Give back the full listing, character for character, with no pictures.

__ENTRIES PROVIDED__:
* start *

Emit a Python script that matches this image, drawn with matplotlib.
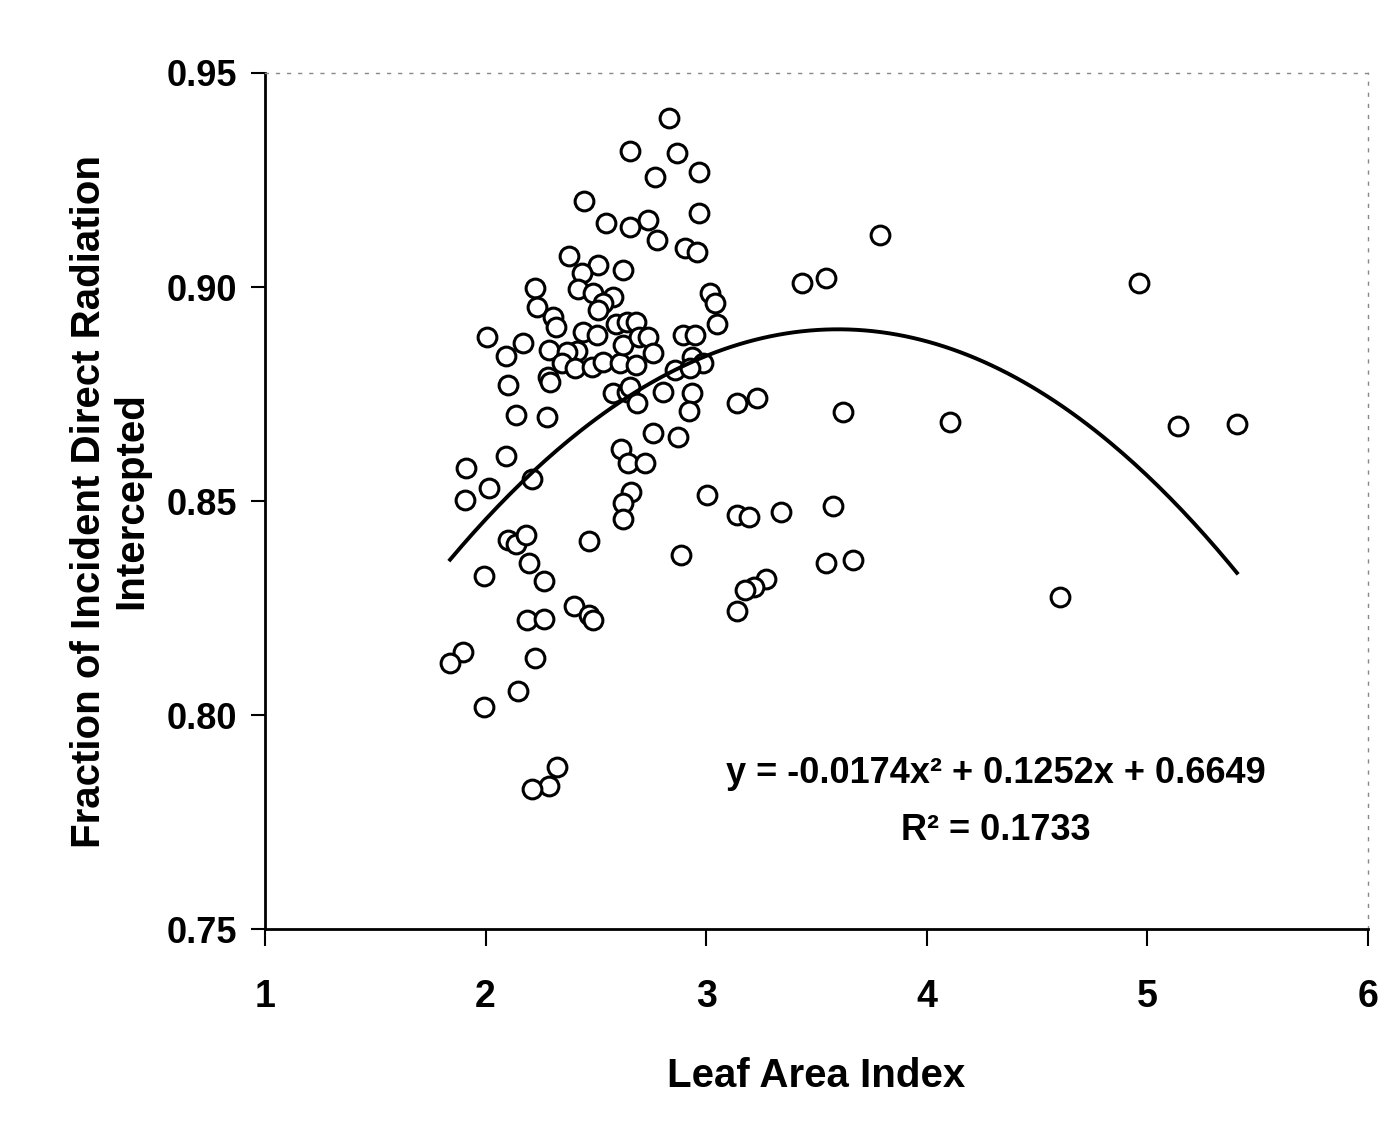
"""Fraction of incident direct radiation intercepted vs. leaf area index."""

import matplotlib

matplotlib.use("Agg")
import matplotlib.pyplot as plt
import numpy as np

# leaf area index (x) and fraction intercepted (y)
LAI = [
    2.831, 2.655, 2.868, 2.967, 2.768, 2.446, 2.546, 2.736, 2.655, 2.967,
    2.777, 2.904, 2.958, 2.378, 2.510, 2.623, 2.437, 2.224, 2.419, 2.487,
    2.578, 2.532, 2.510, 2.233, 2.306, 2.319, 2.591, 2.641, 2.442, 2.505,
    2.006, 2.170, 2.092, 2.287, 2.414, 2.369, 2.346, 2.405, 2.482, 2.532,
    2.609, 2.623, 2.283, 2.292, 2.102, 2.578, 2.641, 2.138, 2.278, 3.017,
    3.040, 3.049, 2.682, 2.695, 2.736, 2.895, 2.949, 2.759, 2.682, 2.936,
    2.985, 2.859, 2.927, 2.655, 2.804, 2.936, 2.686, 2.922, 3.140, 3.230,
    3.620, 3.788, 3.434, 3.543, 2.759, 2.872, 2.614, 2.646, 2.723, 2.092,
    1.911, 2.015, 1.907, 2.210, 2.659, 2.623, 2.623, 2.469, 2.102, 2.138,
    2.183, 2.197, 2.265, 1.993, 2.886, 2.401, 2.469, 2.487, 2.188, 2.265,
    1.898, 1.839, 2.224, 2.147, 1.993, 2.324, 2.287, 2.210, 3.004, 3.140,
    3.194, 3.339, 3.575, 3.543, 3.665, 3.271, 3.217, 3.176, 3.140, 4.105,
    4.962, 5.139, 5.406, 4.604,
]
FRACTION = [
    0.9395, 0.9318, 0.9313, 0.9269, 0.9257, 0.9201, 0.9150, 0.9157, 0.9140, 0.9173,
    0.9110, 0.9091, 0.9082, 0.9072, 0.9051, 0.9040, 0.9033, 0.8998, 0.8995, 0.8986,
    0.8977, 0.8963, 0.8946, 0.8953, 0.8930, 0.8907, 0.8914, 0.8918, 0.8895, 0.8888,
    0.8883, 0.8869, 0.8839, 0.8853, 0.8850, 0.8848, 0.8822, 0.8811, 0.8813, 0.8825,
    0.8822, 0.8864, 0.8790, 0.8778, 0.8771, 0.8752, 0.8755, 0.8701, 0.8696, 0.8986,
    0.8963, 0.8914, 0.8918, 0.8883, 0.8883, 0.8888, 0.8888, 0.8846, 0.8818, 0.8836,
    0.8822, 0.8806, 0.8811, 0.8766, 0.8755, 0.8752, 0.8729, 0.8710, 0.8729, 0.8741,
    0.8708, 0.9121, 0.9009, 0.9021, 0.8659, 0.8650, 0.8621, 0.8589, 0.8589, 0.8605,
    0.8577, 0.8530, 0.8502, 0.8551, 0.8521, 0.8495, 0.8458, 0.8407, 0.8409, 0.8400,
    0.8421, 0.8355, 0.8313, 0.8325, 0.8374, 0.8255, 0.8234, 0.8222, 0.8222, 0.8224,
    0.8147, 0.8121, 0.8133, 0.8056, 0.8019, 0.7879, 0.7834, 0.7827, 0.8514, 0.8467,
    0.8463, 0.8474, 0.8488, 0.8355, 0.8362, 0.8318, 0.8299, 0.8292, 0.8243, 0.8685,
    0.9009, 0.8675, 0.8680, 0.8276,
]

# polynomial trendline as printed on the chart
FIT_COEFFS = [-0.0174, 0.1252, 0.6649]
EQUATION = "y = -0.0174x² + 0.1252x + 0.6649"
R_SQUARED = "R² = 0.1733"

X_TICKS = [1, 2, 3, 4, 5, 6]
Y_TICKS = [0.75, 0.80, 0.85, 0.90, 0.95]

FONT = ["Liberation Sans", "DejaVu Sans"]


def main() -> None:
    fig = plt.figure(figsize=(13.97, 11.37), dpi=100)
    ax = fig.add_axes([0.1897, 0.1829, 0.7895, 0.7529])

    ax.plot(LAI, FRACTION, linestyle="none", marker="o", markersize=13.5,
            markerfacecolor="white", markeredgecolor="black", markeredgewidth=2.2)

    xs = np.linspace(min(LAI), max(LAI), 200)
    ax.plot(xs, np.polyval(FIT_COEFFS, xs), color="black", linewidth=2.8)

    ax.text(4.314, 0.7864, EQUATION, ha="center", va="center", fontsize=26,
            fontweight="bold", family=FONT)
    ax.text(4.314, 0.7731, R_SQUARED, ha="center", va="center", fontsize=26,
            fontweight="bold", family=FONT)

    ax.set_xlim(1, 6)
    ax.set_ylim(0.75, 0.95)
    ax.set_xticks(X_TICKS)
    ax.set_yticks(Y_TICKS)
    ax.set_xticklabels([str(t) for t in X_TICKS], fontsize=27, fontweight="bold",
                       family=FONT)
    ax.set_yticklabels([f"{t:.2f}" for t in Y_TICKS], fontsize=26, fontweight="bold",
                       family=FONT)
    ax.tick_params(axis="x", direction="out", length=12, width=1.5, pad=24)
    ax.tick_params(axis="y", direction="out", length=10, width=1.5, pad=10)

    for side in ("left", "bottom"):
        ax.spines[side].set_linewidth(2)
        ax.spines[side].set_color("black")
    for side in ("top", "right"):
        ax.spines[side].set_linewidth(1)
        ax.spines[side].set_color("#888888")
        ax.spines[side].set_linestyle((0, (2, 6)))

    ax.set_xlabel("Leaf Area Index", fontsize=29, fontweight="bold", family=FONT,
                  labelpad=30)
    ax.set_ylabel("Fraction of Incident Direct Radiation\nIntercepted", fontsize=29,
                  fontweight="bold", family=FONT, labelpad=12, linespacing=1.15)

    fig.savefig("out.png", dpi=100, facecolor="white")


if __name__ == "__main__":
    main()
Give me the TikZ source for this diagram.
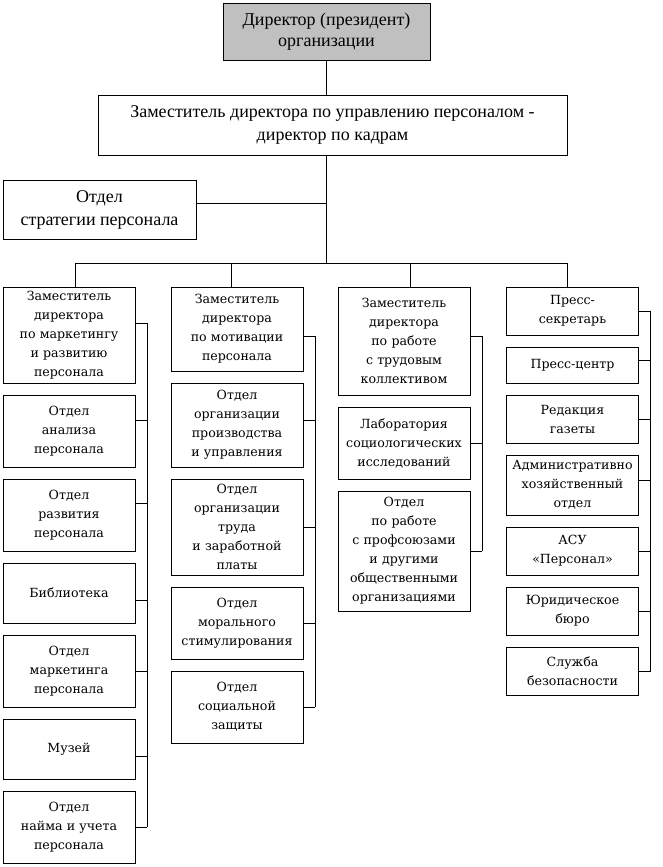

* end *

__SOLVED PROBLEM__:
Emit a Python script that matches this image, drawn with matplotlib.
"""Fraction of incident direct radiation intercepted vs. leaf area index."""

import matplotlib

matplotlib.use("Agg")
import matplotlib.pyplot as plt
import numpy as np

# leaf area index (x) and fraction intercepted (y)
LAI = [
    2.831, 2.655, 2.868, 2.967, 2.768, 2.446, 2.546, 2.736, 2.655, 2.967,
    2.777, 2.904, 2.958, 2.378, 2.510, 2.623, 2.437, 2.224, 2.419, 2.487,
    2.578, 2.532, 2.510, 2.233, 2.306, 2.319, 2.591, 2.641, 2.442, 2.505,
    2.006, 2.170, 2.092, 2.287, 2.414, 2.369, 2.346, 2.405, 2.482, 2.532,
    2.609, 2.623, 2.283, 2.292, 2.102, 2.578, 2.641, 2.138, 2.278, 3.017,
    3.040, 3.049, 2.682, 2.695, 2.736, 2.895, 2.949, 2.759, 2.682, 2.936,
    2.985, 2.859, 2.927, 2.655, 2.804, 2.936, 2.686, 2.922, 3.140, 3.230,
    3.620, 3.788, 3.434, 3.543, 2.759, 2.872, 2.614, 2.646, 2.723, 2.092,
    1.911, 2.015, 1.907, 2.210, 2.659, 2.623, 2.623, 2.469, 2.102, 2.138,
    2.183, 2.197, 2.265, 1.993, 2.886, 2.401, 2.469, 2.487, 2.188, 2.265,
    1.898, 1.839, 2.224, 2.147, 1.993, 2.324, 2.287, 2.210, 3.004, 3.140,
    3.194, 3.339, 3.575, 3.543, 3.665, 3.271, 3.217, 3.176, 3.140, 4.105,
    4.962, 5.139, 5.406, 4.604,
]
FRACTION = [
    0.9395, 0.9318, 0.9313, 0.9269, 0.9257, 0.9201, 0.9150, 0.9157, 0.9140, 0.9173,
    0.9110, 0.9091, 0.9082, 0.9072, 0.9051, 0.9040, 0.9033, 0.8998, 0.8995, 0.8986,
    0.8977, 0.8963, 0.8946, 0.8953, 0.8930, 0.8907, 0.8914, 0.8918, 0.8895, 0.8888,
    0.8883, 0.8869, 0.8839, 0.8853, 0.8850, 0.8848, 0.8822, 0.8811, 0.8813, 0.8825,
    0.8822, 0.8864, 0.8790, 0.8778, 0.8771, 0.8752, 0.8755, 0.8701, 0.8696, 0.8986,
    0.8963, 0.8914, 0.8918, 0.8883, 0.8883, 0.8888, 0.8888, 0.8846, 0.8818, 0.8836,
    0.8822, 0.8806, 0.8811, 0.8766, 0.8755, 0.8752, 0.8729, 0.8710, 0.8729, 0.8741,
    0.8708, 0.9121, 0.9009, 0.9021, 0.8659, 0.8650, 0.8621, 0.8589, 0.8589, 0.8605,
    0.8577, 0.8530, 0.8502, 0.8551, 0.8521, 0.8495, 0.8458, 0.8407, 0.8409, 0.8400,
    0.8421, 0.8355, 0.8313, 0.8325, 0.8374, 0.8255, 0.8234, 0.8222, 0.8222, 0.8224,
    0.8147, 0.8121, 0.8133, 0.8056, 0.8019, 0.7879, 0.7834, 0.7827, 0.8514, 0.8467,
    0.8463, 0.8474, 0.8488, 0.8355, 0.8362, 0.8318, 0.8299, 0.8292, 0.8243, 0.8685,
    0.9009, 0.8675, 0.8680, 0.8276,
]

# polynomial trendline as printed on the chart
FIT_COEFFS = [-0.0174, 0.1252, 0.6649]
EQUATION = "y = -0.0174x² + 0.1252x + 0.6649"
R_SQUARED = "R² = 0.1733"

X_TICKS = [1, 2, 3, 4, 5, 6]
Y_TICKS = [0.75, 0.80, 0.85, 0.90, 0.95]

FONT = ["Liberation Sans", "DejaVu Sans"]


def main() -> None:
    fig = plt.figure(figsize=(13.97, 11.37), dpi=100)
    ax = fig.add_axes([0.1897, 0.1829, 0.7895, 0.7529])

    ax.plot(LAI, FRACTION, linestyle="none", marker="o", markersize=13.5,
            markerfacecolor="white", markeredgecolor="black", markeredgewidth=2.2)

    xs = np.linspace(min(LAI), max(LAI), 200)
    ax.plot(xs, np.polyval(FIT_COEFFS, xs), color="black", linewidth=2.8)

    ax.text(4.314, 0.7864, EQUATION, ha="center", va="center", fontsize=26,
            fontweight="bold", family=FONT)
    ax.text(4.314, 0.7731, R_SQUARED, ha="center", va="center", fontsize=26,
            fontweight="bold", family=FONT)

    ax.set_xlim(1, 6)
    ax.set_ylim(0.75, 0.95)
    ax.set_xticks(X_TICKS)
    ax.set_yticks(Y_TICKS)
    ax.set_xticklabels([str(t) for t in X_TICKS], fontsize=27, fontweight="bold",
                       family=FONT)
    ax.set_yticklabels([f"{t:.2f}" for t in Y_TICKS], fontsize=26, fontweight="bold",
                       family=FONT)
    ax.tick_params(axis="x", direction="out", length=12, width=1.5, pad=24)
    ax.tick_params(axis="y", direction="out", length=10, width=1.5, pad=10)

    for side in ("left", "bottom"):
        ax.spines[side].set_linewidth(2)
        ax.spines[side].set_color("black")
    for side in ("top", "right"):
        ax.spines[side].set_linewidth(1)
        ax.spines[side].set_color("#888888")
        ax.spines[side].set_linestyle((0, (2, 6)))

    ax.set_xlabel("Leaf Area Index", fontsize=29, fontweight="bold", family=FONT,
                  labelpad=30)
    ax.set_ylabel("Fraction of Incident Direct Radiation\nIntercepted", fontsize=29,
                  fontweight="bold", family=FONT, labelpad=12, linespacing=1.15)

    fig.savefig("out.png", dpi=100, facecolor="white")


if __name__ == "__main__":
    main()
Give me the TikZ source for this diagram.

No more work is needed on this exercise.